Our practice day was not as envisioned, more like the worse case. No wind until 3pm and then a very light sea breeze. We had halyard problems inside the mast that needed addressing back on the dock. Fixed that and the boys got an hour, while I attended the skippers meeting. 

We had a good first day, in fact a good first two days. After day one we were third, day two second. All was going according to the plan. Our starting was going nicely helped a bit by the many reaching starts – something we have become accustomed to in racing in the America’s Cup World Series.

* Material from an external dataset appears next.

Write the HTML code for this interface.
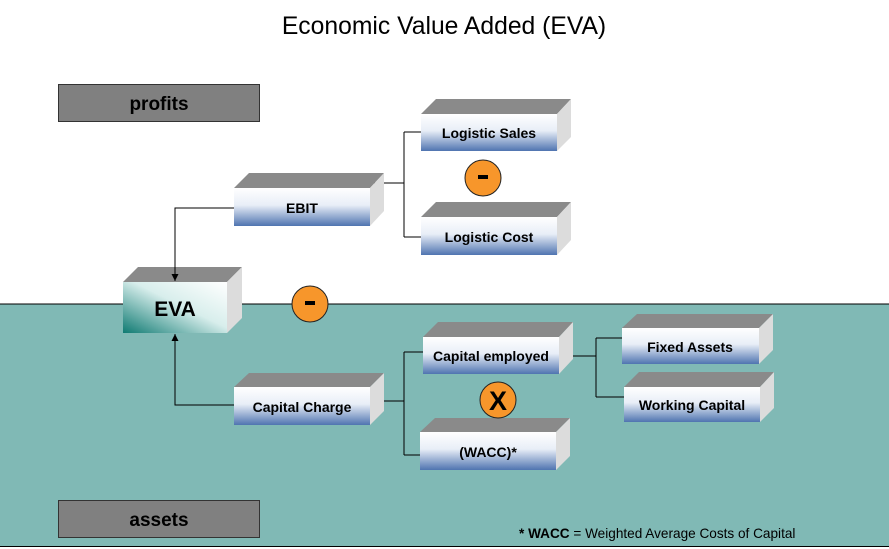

Starting catamarans is been a tricky business.  For the reaching starts, the rule of thumb is the leeward boat has a slight advantage, but, and it is a very BIG BUT, if you get rolled by one boat, you will be rolled by everyone. Upwind starts are a similar story, one boat is going to nail the start and win the race, the two boats next to him are going to be compromised, coming off second best.  Because of this compromise, they will finish in the back of the fleet. In some ways it is harder to get a second, third or fourth than a first or last. Seconds, thirds and fourths win Extreme 40 regattas. Easy to say – very difficult to achieve.

Our win/loss ratio was excellent (win/loss is boats passed to boats given up during the race).  Our crew work solid (okay the truth is all the teams’ crew work is solid in winds below eight knots). Our speed seemed good, as best you could tell in the conditions.

Day three started will enough with a third in the first race. But after that we began to struggle around the start line and then we went cold. Starting sail boat races is a funny old thing. Like putting the first kick in between the posts, success breeds confidence that brings more success.  And the opposite is true. 

When you start to struggle with your confidence you try too hard and start to over think it. Then the crew tries to compensate by calling more aggressive tactics that also carry a higher risk factor.  The win/loss ratio goes down.  But we survived day four to end in fifth place with all the teams just a stones throw apart on points. 

We talk about what we would “buy out for”. It’s a way of balancing expectations. Bearing in mind this was an “up-skill” regatta with a new combination, a fourth would be a good buy out, so fifth was in the hunt. 

In rugby terms our first half was excellent but the in the first 20 minutes of the second half we started to make too many mistakes. With twenty minutes to go…. crash.  Literally! The French misjudged dipping and clipped our transom.  More like took it off. A real shame as both boats were doing well in that race. Because the fix was going to take several days it was the end of the regatta for ETNZ, with ten races to sail before the regatta finish.  

The jury gave us average points for the rest of the regatta. It was a bit funny watching the team go up and down the overall results board on the final day, not even being on the water. We got as high as fifth, only a few points off fourth and as low as eighth, ending up sixth overall.

So the report card – well it is mixed. Nice work in the first part, definitely not happy about the slump in the start of second half and we will never know how it would have turned out if we where able to sail the last ten races.